It probably was not the duo anyone anticipated being the one to get them back to the playoffs and in the Eastern Conference Final, but the two veterans exceeded pretty much every expectation anyone could have possibly had for them at the start of the year. They relied on a near 50-50 split of the playing time throughout the regular season and have had to play both of them in the playoffs due to the injury to Mrazek halfway through their Round 2 series against the New York Islanders.
It was at that point that McElhinney stepped in and helped slam the door shut on the Islanders, recording his first three postseason wins.
Now that they are facing a two-game series deficit against the Boston Bruins, with Mrazek allowing 10 goals in his return to the lineup in those first two games, the discussion has shifted as to whether or not the Hurricanes should consider going back to McElhinney for Game 3 on Tuesday night (8 p.m. ET; NBCSN).
“We are every game,” head coach Rod Brind’Amour said Monday when asked if he had considered switching goalies. “We talk about it every night, what we’re going to do, and yeah, we’ve had the conversations already of what we’re going to do. We haven’t finalized anything but we’ve certainly discussed the options.”
Brind’Amour was quick to point out that even though they have discussed a goaltending switch, he didn’t think goaltending was the difference in the series. He even argued that given the way the Hurricanes played in Game 2 it probably wouldn’t have mattered what Mrazek did in net.
“I don’t know if it would have mattered if Petr was great,” he said. “It wouldn’t have mattered. So certainly, we’re down 2-0, but it’s not because of goaltending from our end.”
There is probably a lot of truth to that statement, especially as it relates to their Game 2 play. But the facts are the Hurricanes are returning home facing a near must-win situation and their current starter in net (Mrazek) has been really hot and cold so far in the playoffs and is currently going through one of his “cold” spells, having stopped just 42 of the 52 shots the Bruins have thrown at him.
The thing about Mrazek this postseason — and pretty much all of his postseason starts throughout his career — is that he is either been really, really good, or really, really bad when he has played. Five of his nine career postseason wins have been a shutout. He has two shutouts this postseason alone and a save percentage of .919 or better in five of his 11 appearances. The Hurricanes are also 5-0 in those games.

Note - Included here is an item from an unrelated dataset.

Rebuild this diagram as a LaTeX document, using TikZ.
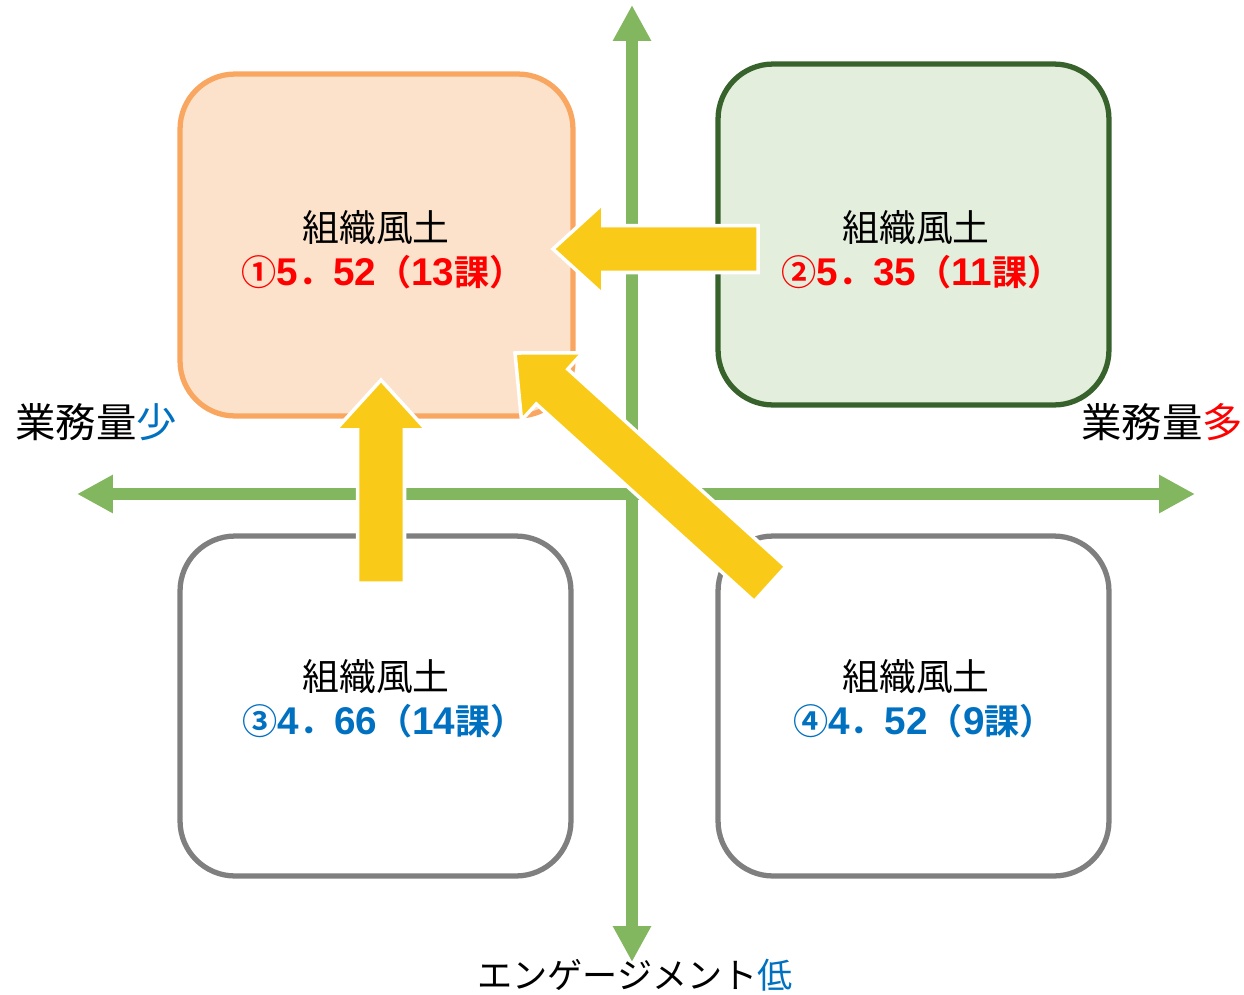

The flip side of that is he also has five starts with a save percentage lower than .880, which is more than any other goalie in the postseason. And again, he has only appeared in 11 games. Just looking at the other three goalies still playing in the Conference Finals, San Jose’s Martin Jones has been below .880 in four of his 15 starts. St. Louis’ Jordan Binnington has been below .880 in only three of his 14 starts. Boston’s Tuukka Rask has not had one start with a save percentage that low.
There has been a real “boom or bust” element to Mrazek’s play, and with the situation in the series starting to really get serious the Hurricanes are going to need a strong performance in net against a Bruins team that is clicking on all cylinders. Mrazek has shown he is perfectly capable of playing that sort of game in these playoffs. He has also shown he is capable of giving up a lot of goals.
So there is a bit of a dice roll in sticking with him for Game 3, especially given how well McElhinney played in relief of him in Round 2.
There is obviously a sample size issue at play here, and a bit of a recency bias, because McElhinney has played so little in the playoffs and really hasn’t had many opportunities to show some cracks. When we’ve seen him play, he has played well. But he has played so little (and only against what was probably the weakest offensive team in the playoffs) it is next to impossible to know what you are going to get in his next start. At the end of the day we’re talking about a 35-year-old goalie that has been a nice backup throughout his career and never been relied on to be a starter for any length of time on a Stanley Cup run.
Brind’Amour was asked on Monday if the decision on who to start is a difficult one, and was quick to point out that it wasn’t because they have faith in both players.
“Actually it’s an easy decision,” he said. “I know we’ve talked about it a lot, and it’d be easy if I just sat here and said we’re starting [whoever]. But we’re confident any way we go, so do we make a change? We might. But it might be for a different reason than you guys think. We’ll know tomorrow.”
At the end of the day, the fact they have to have this conversation and make this decision is just another sign that goaltending is still the biggest flaw this up-and-coming team has. By having two equally competent and interchangeable goalies, neither of which is a bonafide No. 1 starter, they don’t really have a go-to player that they can count on in a situation like this.
Given the way Mrazek has played so far in the series and the situation the team is in, a change might be justified, especially since you don’t really know which version of him will show up on Tuesday night.
But the same thing is true with option B.
Either way you’re taking a pretty big chance.